[Code that draws figures]
★ ★ ★ ★ ★ ★ ★

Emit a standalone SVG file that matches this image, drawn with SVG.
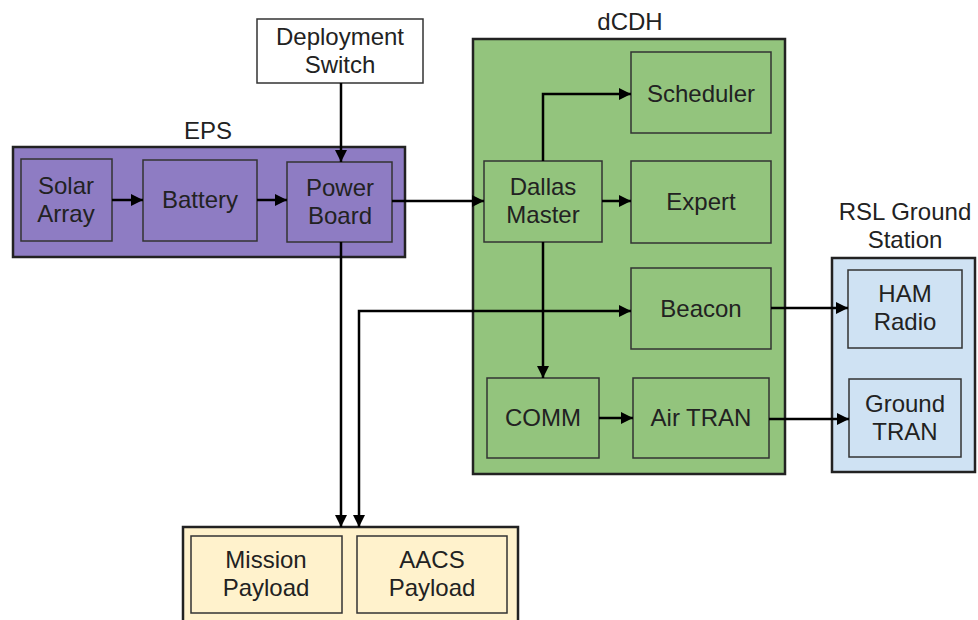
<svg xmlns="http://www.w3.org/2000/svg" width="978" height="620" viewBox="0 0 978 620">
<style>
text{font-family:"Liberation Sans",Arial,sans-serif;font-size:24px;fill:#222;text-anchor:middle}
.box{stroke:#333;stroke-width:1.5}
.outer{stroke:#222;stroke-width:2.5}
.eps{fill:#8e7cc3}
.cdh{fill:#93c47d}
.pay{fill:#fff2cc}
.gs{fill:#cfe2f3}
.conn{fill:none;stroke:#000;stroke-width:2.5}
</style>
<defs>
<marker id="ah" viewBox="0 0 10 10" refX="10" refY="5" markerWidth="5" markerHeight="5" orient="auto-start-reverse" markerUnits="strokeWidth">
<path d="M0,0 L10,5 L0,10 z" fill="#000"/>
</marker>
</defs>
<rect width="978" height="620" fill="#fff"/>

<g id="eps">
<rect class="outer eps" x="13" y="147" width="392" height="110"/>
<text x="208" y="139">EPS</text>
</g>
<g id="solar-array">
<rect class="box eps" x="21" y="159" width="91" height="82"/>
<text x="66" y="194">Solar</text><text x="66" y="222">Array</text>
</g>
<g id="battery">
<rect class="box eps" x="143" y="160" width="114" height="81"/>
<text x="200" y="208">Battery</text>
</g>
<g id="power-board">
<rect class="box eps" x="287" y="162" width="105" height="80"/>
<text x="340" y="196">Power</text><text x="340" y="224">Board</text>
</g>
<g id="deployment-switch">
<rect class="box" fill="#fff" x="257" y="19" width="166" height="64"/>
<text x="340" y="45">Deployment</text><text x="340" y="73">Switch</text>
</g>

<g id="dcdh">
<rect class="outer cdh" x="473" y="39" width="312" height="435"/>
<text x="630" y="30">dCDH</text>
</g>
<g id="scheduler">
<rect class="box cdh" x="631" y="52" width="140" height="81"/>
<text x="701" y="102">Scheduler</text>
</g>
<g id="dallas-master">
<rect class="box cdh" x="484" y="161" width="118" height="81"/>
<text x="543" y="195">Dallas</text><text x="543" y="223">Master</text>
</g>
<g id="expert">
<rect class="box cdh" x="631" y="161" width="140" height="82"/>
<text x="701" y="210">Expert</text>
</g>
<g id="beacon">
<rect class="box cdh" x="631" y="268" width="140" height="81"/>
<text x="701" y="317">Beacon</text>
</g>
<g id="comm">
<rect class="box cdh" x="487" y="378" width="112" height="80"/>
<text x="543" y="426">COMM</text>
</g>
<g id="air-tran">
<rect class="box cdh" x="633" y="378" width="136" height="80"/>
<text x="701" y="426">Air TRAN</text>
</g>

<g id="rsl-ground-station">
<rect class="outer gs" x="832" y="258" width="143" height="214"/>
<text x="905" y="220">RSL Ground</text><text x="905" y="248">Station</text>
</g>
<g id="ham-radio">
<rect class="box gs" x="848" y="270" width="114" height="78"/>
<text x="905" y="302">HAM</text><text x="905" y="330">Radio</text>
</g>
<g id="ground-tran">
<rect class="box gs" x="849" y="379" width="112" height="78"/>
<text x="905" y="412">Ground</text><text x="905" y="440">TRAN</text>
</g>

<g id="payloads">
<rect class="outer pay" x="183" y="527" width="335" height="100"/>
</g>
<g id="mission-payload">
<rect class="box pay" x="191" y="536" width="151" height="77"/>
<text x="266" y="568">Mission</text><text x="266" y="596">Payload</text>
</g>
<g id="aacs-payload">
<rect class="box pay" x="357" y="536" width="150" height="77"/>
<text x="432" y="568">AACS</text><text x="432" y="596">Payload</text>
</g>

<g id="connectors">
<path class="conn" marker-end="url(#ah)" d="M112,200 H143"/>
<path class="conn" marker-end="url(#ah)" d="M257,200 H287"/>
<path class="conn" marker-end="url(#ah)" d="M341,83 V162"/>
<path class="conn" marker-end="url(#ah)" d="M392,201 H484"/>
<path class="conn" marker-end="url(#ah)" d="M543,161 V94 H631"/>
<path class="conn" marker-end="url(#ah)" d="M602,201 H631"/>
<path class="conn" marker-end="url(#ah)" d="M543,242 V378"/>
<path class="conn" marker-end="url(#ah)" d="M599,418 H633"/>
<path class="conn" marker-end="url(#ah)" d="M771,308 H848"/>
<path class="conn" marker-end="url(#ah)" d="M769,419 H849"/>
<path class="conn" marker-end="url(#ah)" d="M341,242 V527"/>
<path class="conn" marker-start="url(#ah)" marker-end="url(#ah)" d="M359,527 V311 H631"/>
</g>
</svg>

★ ★ ★ ★ ★ ★ ★

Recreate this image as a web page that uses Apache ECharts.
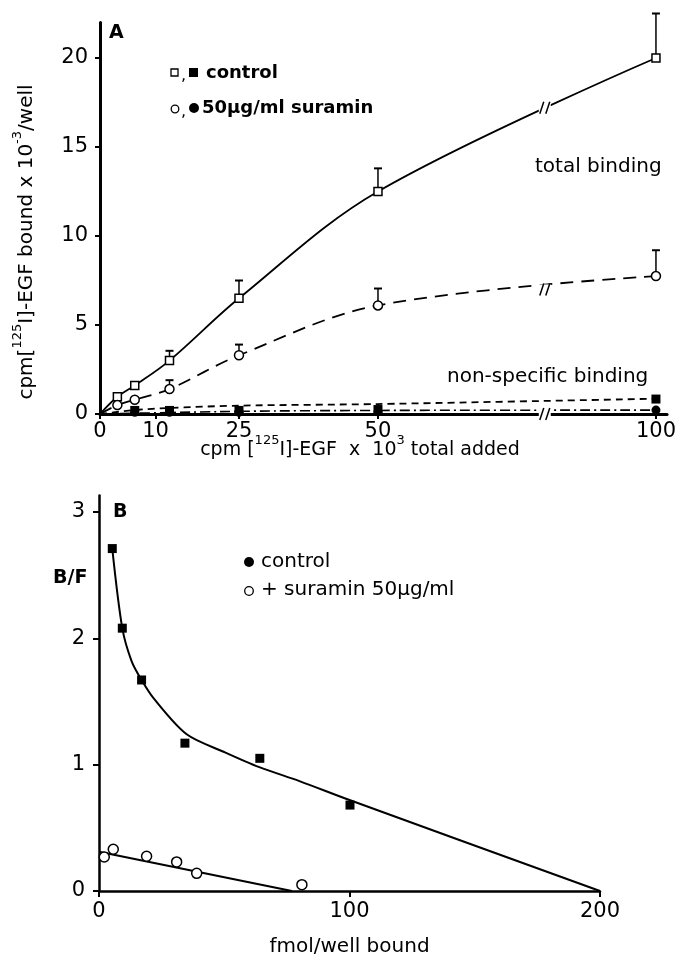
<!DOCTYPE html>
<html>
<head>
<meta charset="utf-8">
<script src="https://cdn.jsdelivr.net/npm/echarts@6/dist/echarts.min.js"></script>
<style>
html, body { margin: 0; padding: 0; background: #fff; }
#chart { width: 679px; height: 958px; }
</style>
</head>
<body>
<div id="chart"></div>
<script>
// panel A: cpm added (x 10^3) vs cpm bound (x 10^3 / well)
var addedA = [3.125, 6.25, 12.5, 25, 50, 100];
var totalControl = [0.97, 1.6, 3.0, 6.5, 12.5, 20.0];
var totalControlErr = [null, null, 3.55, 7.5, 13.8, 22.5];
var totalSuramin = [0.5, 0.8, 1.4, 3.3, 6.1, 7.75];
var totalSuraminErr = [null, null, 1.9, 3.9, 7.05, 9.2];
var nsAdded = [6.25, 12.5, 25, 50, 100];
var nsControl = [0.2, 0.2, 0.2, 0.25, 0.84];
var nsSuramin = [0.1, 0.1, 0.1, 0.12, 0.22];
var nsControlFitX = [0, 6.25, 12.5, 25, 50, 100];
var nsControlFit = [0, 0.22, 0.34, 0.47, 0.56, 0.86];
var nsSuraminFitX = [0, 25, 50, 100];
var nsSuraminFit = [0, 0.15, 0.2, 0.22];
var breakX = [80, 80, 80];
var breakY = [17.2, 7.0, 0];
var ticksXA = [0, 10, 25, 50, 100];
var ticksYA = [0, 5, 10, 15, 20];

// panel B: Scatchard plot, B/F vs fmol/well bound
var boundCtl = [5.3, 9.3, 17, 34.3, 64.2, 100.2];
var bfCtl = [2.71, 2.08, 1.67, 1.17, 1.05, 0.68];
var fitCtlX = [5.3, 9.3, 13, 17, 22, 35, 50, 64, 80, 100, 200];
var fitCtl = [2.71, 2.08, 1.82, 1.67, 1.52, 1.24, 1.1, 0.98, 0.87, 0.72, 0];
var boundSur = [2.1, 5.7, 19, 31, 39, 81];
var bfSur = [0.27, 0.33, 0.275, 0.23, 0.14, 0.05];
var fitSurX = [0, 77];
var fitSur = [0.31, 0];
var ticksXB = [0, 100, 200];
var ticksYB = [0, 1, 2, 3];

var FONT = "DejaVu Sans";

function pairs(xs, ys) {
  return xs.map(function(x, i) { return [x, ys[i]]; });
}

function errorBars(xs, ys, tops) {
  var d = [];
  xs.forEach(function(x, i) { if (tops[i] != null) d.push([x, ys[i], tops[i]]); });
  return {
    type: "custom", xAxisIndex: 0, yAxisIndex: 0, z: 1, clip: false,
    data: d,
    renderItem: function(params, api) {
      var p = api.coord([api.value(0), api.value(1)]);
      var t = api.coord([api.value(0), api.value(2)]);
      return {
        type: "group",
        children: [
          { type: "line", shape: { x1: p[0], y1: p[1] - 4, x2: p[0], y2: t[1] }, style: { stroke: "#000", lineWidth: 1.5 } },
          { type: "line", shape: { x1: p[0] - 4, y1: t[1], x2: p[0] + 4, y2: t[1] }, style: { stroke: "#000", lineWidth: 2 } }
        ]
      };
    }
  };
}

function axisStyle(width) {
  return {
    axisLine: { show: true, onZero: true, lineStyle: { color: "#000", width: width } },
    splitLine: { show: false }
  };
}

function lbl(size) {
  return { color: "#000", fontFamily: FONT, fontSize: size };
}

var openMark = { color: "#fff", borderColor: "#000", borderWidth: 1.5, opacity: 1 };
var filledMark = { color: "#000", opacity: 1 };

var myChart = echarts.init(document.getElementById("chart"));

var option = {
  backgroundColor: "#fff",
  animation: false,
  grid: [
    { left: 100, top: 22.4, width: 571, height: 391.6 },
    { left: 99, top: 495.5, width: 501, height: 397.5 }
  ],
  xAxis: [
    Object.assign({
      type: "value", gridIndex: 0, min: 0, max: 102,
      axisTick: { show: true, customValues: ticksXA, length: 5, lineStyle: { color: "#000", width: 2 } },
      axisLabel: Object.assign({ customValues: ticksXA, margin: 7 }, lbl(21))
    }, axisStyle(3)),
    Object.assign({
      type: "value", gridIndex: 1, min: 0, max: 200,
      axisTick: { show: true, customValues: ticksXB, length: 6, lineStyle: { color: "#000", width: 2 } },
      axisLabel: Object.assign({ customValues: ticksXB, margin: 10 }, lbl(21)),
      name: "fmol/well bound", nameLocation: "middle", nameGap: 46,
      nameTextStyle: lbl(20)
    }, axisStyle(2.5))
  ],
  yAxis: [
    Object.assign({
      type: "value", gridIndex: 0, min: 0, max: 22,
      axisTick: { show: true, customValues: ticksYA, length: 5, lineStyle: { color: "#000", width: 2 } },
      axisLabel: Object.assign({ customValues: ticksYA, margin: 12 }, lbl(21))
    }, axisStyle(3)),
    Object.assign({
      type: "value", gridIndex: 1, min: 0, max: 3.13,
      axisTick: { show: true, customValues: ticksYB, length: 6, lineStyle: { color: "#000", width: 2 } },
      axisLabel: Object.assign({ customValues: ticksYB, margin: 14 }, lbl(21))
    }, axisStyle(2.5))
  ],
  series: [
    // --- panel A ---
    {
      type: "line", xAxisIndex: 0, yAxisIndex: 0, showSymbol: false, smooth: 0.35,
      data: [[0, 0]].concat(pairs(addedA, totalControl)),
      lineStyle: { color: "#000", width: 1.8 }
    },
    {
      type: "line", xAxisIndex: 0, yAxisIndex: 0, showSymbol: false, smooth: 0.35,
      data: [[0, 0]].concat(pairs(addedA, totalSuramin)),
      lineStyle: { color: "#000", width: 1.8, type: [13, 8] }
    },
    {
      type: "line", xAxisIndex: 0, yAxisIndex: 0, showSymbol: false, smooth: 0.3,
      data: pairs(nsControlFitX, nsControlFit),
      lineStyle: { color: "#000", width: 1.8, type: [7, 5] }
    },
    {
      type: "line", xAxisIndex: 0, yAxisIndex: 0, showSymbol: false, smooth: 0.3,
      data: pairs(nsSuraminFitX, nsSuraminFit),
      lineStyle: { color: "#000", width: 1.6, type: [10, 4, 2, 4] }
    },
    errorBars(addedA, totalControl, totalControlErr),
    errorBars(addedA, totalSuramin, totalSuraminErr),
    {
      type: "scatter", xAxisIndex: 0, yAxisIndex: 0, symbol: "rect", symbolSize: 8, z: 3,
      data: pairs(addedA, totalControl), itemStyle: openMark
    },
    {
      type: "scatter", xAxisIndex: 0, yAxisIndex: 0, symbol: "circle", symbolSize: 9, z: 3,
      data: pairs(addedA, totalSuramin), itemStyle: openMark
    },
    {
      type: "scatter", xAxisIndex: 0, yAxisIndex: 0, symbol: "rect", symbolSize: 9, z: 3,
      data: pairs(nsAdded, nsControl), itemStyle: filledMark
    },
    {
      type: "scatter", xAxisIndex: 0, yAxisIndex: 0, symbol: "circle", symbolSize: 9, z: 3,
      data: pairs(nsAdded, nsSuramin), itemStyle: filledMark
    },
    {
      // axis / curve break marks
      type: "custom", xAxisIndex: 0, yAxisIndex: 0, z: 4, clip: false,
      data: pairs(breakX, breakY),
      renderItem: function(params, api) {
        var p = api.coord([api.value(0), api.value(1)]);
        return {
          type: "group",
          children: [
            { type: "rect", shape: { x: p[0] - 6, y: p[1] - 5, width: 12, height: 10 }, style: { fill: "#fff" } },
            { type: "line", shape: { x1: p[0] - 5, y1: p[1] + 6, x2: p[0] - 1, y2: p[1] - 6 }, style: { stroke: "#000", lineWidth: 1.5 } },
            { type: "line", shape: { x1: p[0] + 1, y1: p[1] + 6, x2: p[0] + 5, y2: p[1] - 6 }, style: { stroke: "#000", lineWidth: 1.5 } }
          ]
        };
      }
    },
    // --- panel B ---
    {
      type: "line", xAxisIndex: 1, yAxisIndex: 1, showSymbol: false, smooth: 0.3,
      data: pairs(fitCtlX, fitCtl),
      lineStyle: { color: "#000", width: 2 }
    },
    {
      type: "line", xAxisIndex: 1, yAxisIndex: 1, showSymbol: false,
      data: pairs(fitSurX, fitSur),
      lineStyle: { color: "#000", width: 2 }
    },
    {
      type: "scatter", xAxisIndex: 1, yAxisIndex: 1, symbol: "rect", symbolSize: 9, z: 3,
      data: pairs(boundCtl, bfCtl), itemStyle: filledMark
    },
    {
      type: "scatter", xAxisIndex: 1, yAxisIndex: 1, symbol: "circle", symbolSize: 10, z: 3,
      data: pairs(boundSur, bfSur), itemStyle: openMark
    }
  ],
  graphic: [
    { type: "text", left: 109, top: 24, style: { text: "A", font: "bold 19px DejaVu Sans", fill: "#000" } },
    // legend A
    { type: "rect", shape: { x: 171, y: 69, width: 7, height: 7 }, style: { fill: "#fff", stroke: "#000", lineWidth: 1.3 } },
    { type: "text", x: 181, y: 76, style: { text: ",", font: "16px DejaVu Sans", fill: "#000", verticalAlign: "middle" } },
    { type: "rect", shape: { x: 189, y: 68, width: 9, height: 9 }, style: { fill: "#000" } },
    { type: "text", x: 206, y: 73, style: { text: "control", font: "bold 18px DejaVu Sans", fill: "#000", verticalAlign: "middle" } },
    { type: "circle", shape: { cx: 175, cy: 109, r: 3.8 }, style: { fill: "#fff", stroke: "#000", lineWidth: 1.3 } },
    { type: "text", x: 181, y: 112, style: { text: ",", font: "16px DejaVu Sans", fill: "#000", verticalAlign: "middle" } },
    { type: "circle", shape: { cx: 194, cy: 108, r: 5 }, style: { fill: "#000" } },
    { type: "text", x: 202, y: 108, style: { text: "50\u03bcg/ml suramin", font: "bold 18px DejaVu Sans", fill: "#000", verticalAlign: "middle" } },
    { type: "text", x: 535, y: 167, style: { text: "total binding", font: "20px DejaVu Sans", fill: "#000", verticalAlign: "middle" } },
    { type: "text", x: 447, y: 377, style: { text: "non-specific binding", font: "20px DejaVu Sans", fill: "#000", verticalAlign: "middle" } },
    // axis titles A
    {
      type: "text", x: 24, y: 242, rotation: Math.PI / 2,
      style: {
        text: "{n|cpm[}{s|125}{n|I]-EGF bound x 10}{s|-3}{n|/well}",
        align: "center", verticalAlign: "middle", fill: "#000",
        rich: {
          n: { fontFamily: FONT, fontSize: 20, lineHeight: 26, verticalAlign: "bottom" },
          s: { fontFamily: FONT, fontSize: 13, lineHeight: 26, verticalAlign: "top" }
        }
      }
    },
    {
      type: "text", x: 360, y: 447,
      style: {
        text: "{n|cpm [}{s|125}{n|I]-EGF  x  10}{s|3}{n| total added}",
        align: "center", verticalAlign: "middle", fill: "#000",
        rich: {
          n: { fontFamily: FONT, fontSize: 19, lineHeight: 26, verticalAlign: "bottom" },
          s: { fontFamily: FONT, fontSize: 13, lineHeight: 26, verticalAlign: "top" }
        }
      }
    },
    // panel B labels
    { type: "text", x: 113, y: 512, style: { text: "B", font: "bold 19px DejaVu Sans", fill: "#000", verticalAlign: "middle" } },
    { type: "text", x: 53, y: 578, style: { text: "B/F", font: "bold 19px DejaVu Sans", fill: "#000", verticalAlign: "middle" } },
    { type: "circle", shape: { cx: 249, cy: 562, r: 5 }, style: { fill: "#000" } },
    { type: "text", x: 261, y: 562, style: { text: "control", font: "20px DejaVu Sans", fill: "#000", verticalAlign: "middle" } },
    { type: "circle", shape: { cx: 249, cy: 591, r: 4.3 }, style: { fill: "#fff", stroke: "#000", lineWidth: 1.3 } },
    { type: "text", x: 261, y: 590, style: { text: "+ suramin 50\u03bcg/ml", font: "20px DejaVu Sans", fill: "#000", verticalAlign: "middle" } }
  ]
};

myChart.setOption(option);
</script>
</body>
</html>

★ ★ ★ ★ ★ ★ ★

WRITTEN EXERCISE:
Copy exactly, and copy only, the lines from the one with "Recreate this image" to the one with "var ticksYA = [0, 5, 10, 15, 20];", ends included. Pictures are not part of the copy.

EXERCISE ANSWER:
Recreate this image as a web page that uses Apache ECharts.
<!DOCTYPE html>
<html>
<head>
<meta charset="utf-8">
<script src="https://cdn.jsdelivr.net/npm/echarts@6/dist/echarts.min.js"></script>
<style>
html, body { margin: 0; padding: 0; background: #fff; }
#chart { width: 679px; height: 958px; }
</style>
</head>
<body>
<div id="chart"></div>
<script>
// panel A: cpm added (x 10^3) vs cpm bound (x 10^3 / well)
var addedA = [3.125, 6.25, 12.5, 25, 50, 100];
var totalControl = [0.97, 1.6, 3.0, 6.5, 12.5, 20.0];
var totalControlErr = [null, null, 3.55, 7.5, 13.8, 22.5];
var totalSuramin = [0.5, 0.8, 1.4, 3.3, 6.1, 7.75];
var totalSuraminErr = [null, null, 1.9, 3.9, 7.05, 9.2];
var nsAdded = [6.25, 12.5, 25, 50, 100];
var nsControl = [0.2, 0.2, 0.2, 0.25, 0.84];
var nsSuramin = [0.1, 0.1, 0.1, 0.12, 0.22];
var nsControlFitX = [0, 6.25, 12.5, 25, 50, 100];
var nsControlFit = [0, 0.22, 0.34, 0.47, 0.56, 0.86];
var nsSuraminFitX = [0, 25, 50, 100];
var nsSuraminFit = [0, 0.15, 0.2, 0.22];
var breakX = [80, 80, 80];
var breakY = [17.2, 7.0, 0];
var ticksXA = [0, 10, 25, 50, 100];
var ticksYA = [0, 5, 10, 15, 20];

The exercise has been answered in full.